Jan Gehl
Jan Gehl (°Copenhagen, 17 September 1936) is a Danish architect and urban design consultant based in Copenhagen.
Gehl received a Masters of Architecture from the Royal Danish Academy of Fine Arts in Copenhagen in 1960. In 1966 he received a research grant from the institution for “studies of the form and use of public spaces” and has since been a lecturer and professor there, and a Visiting Professor in Canada, the US, New Zealand, Mexico, Australia, Belgium, Germany, Poland and Norway.
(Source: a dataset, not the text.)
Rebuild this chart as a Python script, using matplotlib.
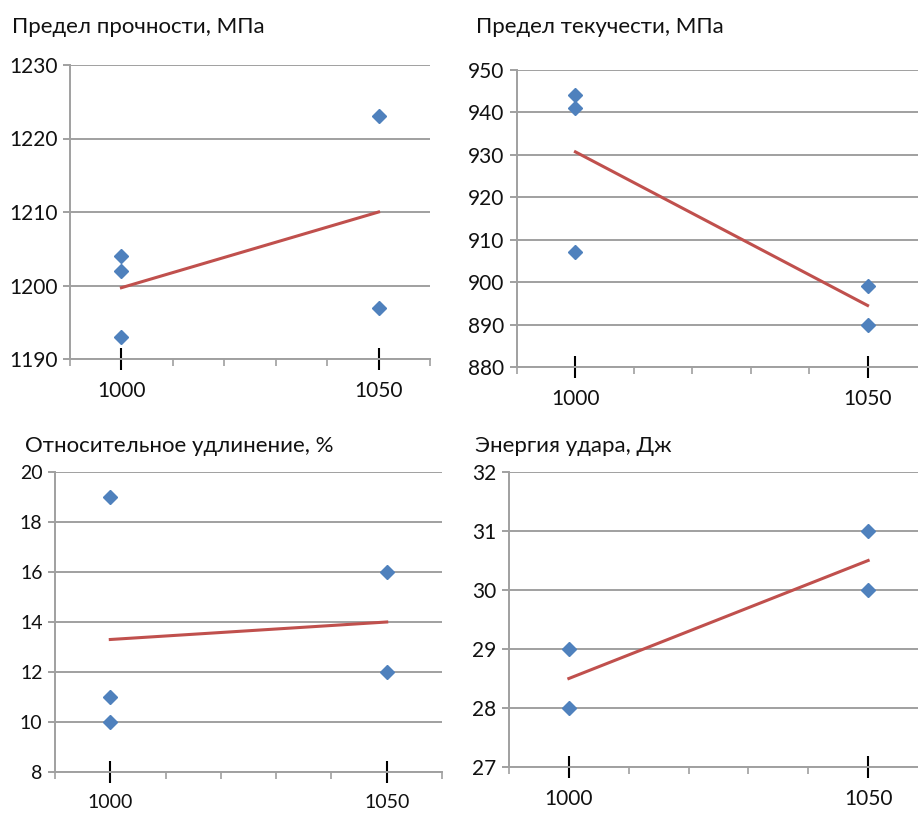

Gehl first published his influential Life Between Buildings in Danish in 1971, with the first English translation published in 1987. Gehl advocates a sensible, straightforward approach to improving urban form: systematically documenting urban spaces, making gradual incremental improvements, then documenting them again. Gehl’s book Public Spaces, Public Life describes how such incremental improvements have transformed Copenhagen from a car-dominated city to a pedestrian-oriented city over 40 years. Copenhagen’s Strøget carfree zone, one of the longest pedestrian shopping areas in Europe, is primarily the result of Gehl’s work.
Gehl credits the “grandmother of humanistic planning” Jane Jacobs for drawing his attention to the importance of human scale. “Fifty years ago she said – go out there and see what works and what doesn’t work, and learn from reality. Look out of your windows, spend time in the streets and squares and see how people actually use spaces, learn from that, and use it.”